The European Crowdfunding Network (ECN) recently published its annual report reviewing crowdfunding regulations in Europe, the US, Israel and Canada.
This document provides an overview of the legal framework for crowdsourcing in thirty countries and has benefitted from contributions of over 60 lawyers from 3 continents.
Crowdfunding has become an increasingly popular method of raising capital over the internet from the mass market, offering an alternative method of financing to entrepreneurs struggling to get funding from traditional sources, particularly since the outbreak of the financial crisis. According to Commission figures, almost half a million projects were financed through this method across Europe in 2012, raising EUR 735 million – a figure which has continued to grow ever since.
Due to the benefits it provides for the access to funding of SMEs, and thus to foster economic growth, the Commission has already indicated its intention to support crowdfunding. To this end a European Crowdfunding Stakeholder Forum (ECSF) has been set up as an expert group of high level representatives of associations of concerned stakeholder groups and national authorities. However, the Commission has not yet come up with any concrete legislative measure in this field, fearing that the benefits of establishing a harmonized single market for crowdfunding may well be outweighed by the costs of the regulatory requirements.

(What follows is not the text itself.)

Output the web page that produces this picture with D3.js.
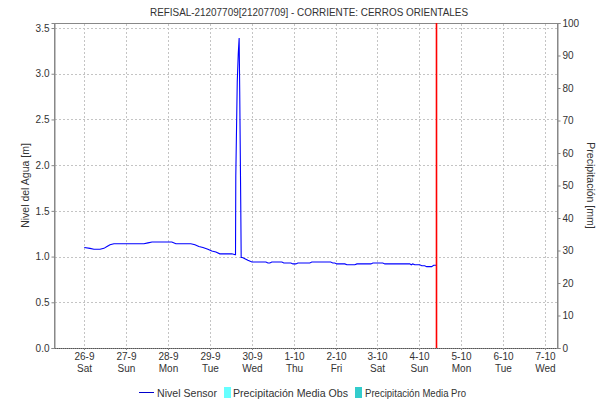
<!DOCTYPE html>
<html><head><meta charset="utf-8">
<script src="https://cdn.jsdelivr.net/npm/d3@7"></script>
<style>
body{margin:0;background:#fff}
svg{display:block}
text{font-family:"Liberation Sans",Arial,sans-serif;fill:#333}
</style>
</head><body><svg id="c" width="616" height="404"></svg>
<script>
const title = "REFISAL-21207709[21207709] - CORRIENTE: CERROS ORIENTALES";
const leftAxisTitle = "Nivel del Agua [m]";
const rightAxisTitle = "Precipitación [mm]";

// Nivel Sensor series (time, metres)
const levelTimes = [
  "2020-09-26 00:00","2020-09-26 03:15","2020-09-26 05:30","2020-09-26 09:00","2020-09-26 11:15",
  "2020-09-26 13:00","2020-09-26 14:45","2020-09-26 17:00","2020-09-27 10:10","2020-09-27 12:30",
  "2020-09-27 14:50","2020-09-28 02:10","2020-09-28 04:30","2020-09-28 13:05","2020-09-28 15:25",
  "2020-09-28 17:40","2020-09-28 20:00","2020-09-28 22:50","2020-09-29 01:05","2020-09-29 03:25",
  "2020-09-29 05:40","2020-09-29 12:35","2020-09-29 14:30",
  "2020-09-29 14:40","2020-09-29 14:50","2020-09-29 15:40","2020-09-29 16:15","2020-09-29 16:45",
  "2020-09-29 17:05","2020-09-29 17:40","2020-09-29 17:55",
  "2020-09-29 18:35","2020-09-29 19:45","2020-09-29 21:45","2020-09-30 00:05","2020-09-30 08:05",
  "2020-09-30 09:15","2020-09-30 10:20","2020-09-30 11:30","2020-09-30 17:15","2020-09-30 18:20",
  "2020-09-30 22:25","2020-09-30 23:35","2020-10-01 01:15","2020-10-01 02:25","2020-10-01 09:15",
  "2020-10-01 10:25","2020-10-01 21:15","2020-10-01 22:25","2020-10-01 23:35","2020-10-02 00:45",
  "2020-10-02 05:20","2020-10-02 06:30","2020-10-02 11:05","2020-10-02 12:15","2020-10-02 20:15",
  "2020-10-02 21:25","2020-10-03 03:05","2020-10-03 04:15","2020-10-03 18:30","2020-10-03 19:25",
  "2020-10-03 20:15","2020-10-03 21:25","2020-10-04 00:15","2020-10-04 01:25","2020-10-04 03:05",
  "2020-10-04 04:15","2020-10-04 07:05","2020-10-04 08:15","2020-10-04 09:40"
];
const levelValues = [
  1.10,1.09,1.08,1.08,1.09,
  1.11,1.13,1.14,1.14,1.15,
  1.16,1.16,1.14,1.14,1.13,
  1.11,1.10,1.08,1.06,1.05,
  1.03,1.03,1.02,
  1.02,1.885,2.91,3.22,3.39,
  2.80,1.58,0.99,
  0.99,0.98,0.96,0.94,0.94,
  0.93,0.93,0.94,0.94,0.93,
  0.93,0.92,0.92,0.93,0.93,
  0.94,0.94,0.93,0.93,0.92,
  0.92,0.91,0.91,0.92,0.92,
  0.93,0.93,0.92,0.92,0.91,
  0.92,0.91,0.91,0.90,0.90,
  0.89,0.89,0.905,0.905
];

// Precipitation series (empty in the reference)
const precipObsTimes = [];
const precipObsValues = [];
const precipProTimes = [];
const precipProValues = [];

const tickDates = ["2020-09-26","2020-09-27","2020-09-28","2020-09-29","2020-09-30","2020-10-01",
                   "2020-10-02","2020-10-03","2020-10-04","2020-10-05","2020-10-06","2020-10-07"];
const tickDayLabels = ["26-9","27-9","28-9","29-9","30-9","1-10","2-10","3-10","4-10","5-10","6-10","7-10"];
const tickWeekdayLabels = ["Sat","Sun","Mon","Tue","Wed","Thu","Fri","Sat","Sun","Mon","Tue","Wed"];
const leftTicks = [0,0.5,1.0,1.5,2.0,2.5,3.0,3.5];
const rightTicks = [0,10,20,30,40,50,60,70,80,90,100];
const xDomainStrings = ["2020-09-25 06:38","2020-10-07 06:56"];
const leftDomain = [0,3.555];
const rightDomain = [0,100];
const nowMarker = "2020-10-04 09:52";

const legendItems = ["Nivel Sensor","Precipitación Media Obs","Precipitación Media Pro"];
const colors = {line:"#0000ff", legendLine:"#0000cc", obs:"#66ffff", pro:"#33cccc", now:"#ff0000"};

const parseT = d3.timeParse("%Y-%m-%d %H:%M");
const parseD = d3.timeParse("%Y-%m-%d");

const L=54, R=557, T=23, B=348;
const svg = d3.select("#c");

const x = d3.scaleTime().domain(xDomainStrings.map(parseT)).range([L,R]);
const yL = d3.scaleLinear().domain(leftDomain).range([B,T]);
const yR = d3.scaleLinear().domain(rightDomain).range([B,T]);

// plot outline
svg.append("rect").attr("x",L+0.5).attr("y",T+0.5).attr("width",R-L).attr("height",B-T)
  .attr("fill","#fff").attr("stroke","#888").attr("stroke-width",1);

// gridlines
const grid = svg.append("g").attr("stroke","#c4c4c4").attr("stroke-width",1).attr("stroke-dasharray","2,2");
tickDates.forEach(d=>{
  const xx = Math.round(x(parseD(d)))+0.5;
  grid.append("line").attr("x1",xx).attr("x2",xx).attr("y1",T+1).attr("y2",B);
});
leftTicks.forEach(v=>{
  const yy = Math.round(yL(v))+0.5;
  grid.append("line").attr("x1",L+1).attr("x2",R).attr("y1",yy).attr("y2",yy)
    .attr("stroke", v===0 ? "#555" : "#c4c4c4").attr("stroke-dasharray", v===0 ? "1,1" : "2,2");
});

// precipitation bars (none)
const barW = 6;
svg.append("g").selectAll("rect").data(precipObsTimes.map((t,i)=>({t:parseT(t),v:precipObsValues[i]})))
  .join("rect").attr("x",d=>x(d.t)-barW/2).attr("y",d=>yR(d.v)).attr("width",barW)
  .attr("height",d=>B-yR(d.v)).attr("fill",colors.obs);
svg.append("g").selectAll("rect").data(precipProTimes.map((t,i)=>({t:parseT(t),v:precipProValues[i]})))
  .join("rect").attr("x",d=>x(d.t)-barW/2).attr("y",d=>yR(d.v)).attr("width",barW)
  .attr("height",d=>B-yR(d.v)).attr("fill",colors.pro);

// level line
const pts = levelTimes.map((t,i)=>({t:parseT(t),v:levelValues[i]}));
svg.append("path").datum(pts)
  .attr("d", d3.line().x(d=>x(d.t)).y(d=>yL(d.v)))
  .attr("fill","none").attr("stroke",colors.line).attr("stroke-width",1.1);

// now marker
const nx = x(parseT(nowMarker));
svg.append("line").attr("x1",nx).attr("x2",nx).attr("y1",T).attr("y2",B)
  .attr("stroke",colors.now).attr("stroke-width",1.6);

// left axis
const axL = svg.append("g").attr("transform",`translate(${L+0.5},0)`)
  .call(d3.axisLeft(yL).tickValues(leftTicks).tickFormat(d3.format(".1f")).tickSize(3).tickPadding(2));
axL.select(".domain").attr("stroke","#888");
axL.selectAll(".tick line").attr("stroke","#888");
axL.selectAll("text").attr("font-size",10).attr("fill","#333").style("font-family","Liberation Sans, Arial, sans-serif");

// right axis
const axR = svg.append("g").attr("transform",`translate(${R+0.5},0)`)
  .call(d3.axisRight(yR).tickValues(rightTicks).tickSize(3).tickPadding(2));
axR.select(".domain").attr("stroke","#888");
axR.selectAll(".tick line").attr("stroke","#888");
axR.selectAll("text").attr("font-size",10).attr("fill","#333").style("font-family","Liberation Sans, Arial, sans-serif");

// bottom axis ticks and labels
const axB = svg.append("g");
tickDates.forEach((d,i)=>{
  const xx = Math.round(x(parseD(d)))+0.5;
  axB.append("line").attr("x1",xx).attr("x2",xx).attr("y1",B).attr("y2",B+2).attr("stroke","#888");
  axB.append("text").attr("x",xx).attr("y",B+12).attr("text-anchor","middle").attr("font-size",10).text(tickDayLabels[i]);
  axB.append("text").attr("x",xx).attr("y",B+24).attr("text-anchor","middle").attr("font-size",10).text(tickWeekdayLabels[i]);
});

// titles
svg.append("text").attr("x",309).attr("y",16).attr("text-anchor","middle").attr("font-size",11.5)
  .attr("textLength",318).attr("lengthAdjust","spacingAndGlyphs").attr("fill","#000").text(title);
svg.append("text").attr("transform",`translate(29,${(T+B)/2}) rotate(-90)`).attr("text-anchor","middle")
  .attr("font-size",10.5).text(leftAxisTitle);
svg.append("text").attr("transform",`translate(587,${(T+B)/2}) rotate(90)`).attr("text-anchor","middle")
  .attr("font-size",10.5).text(rightAxisTitle);

// legend
const lg = svg.append("g").attr("font-size",11);
lg.append("line").attr("x1",139).attr("x2",154).attr("y1",392.5).attr("y2",392.5).attr("stroke",colors.legendLine).attr("stroke-width",1);
lg.append("text").attr("x",157).attr("y",397).attr("textLength",60).attr("lengthAdjust","spacingAndGlyphs").text(legendItems[0]);
lg.append("rect").attr("x",224).attr("y",387).attr("width",7).attr("height",11).attr("fill",colors.obs);
lg.append("text").attr("x",233).attr("y",397).attr("textLength",115).attr("lengthAdjust","spacingAndGlyphs").text(legendItems[1]);
lg.append("rect").attr("x",355).attr("y",387).attr("width",7).attr("height",11).attr("fill",colors.pro);
lg.append("text").attr("x",365).attr("y",397).attr("textLength",101).attr("lengthAdjust","spacingAndGlyphs").text(legendItems[2]);
</script>
</body></html>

In line with this thinking, and based on the outcome of a public consultation launched in late 2013, the Commission issued a Communication, ‘Unleashing the potential of Crowdfunding in the European Union’, on 27 March 2014. This communication restricted itself to only announcing actions to raise awareness about this new funding method, encourage the exchange of best practices and standards within the industry, and closely monitor the market and regularly assess whether further EU action is needed.
However, according to the ECN report, the fact that a growing number of countries are implementing specific national crowdfunding regulations which are not harmonized is making it increasingly burdensome for European crowdfunding businesses to operate cross-border. It also makes it more difficult for crowdfunding platforms from abroad to enter the EU market. This goes against the principle of establishing a European single market and restricts crowdfunding as an alternative method of financing at European level. In other words, the ECN report makes a case for developing a legal framework for crowdfunding at EU level, showing that EU action in this field would bring an considerable added value and would contribute to economic growth in Europe.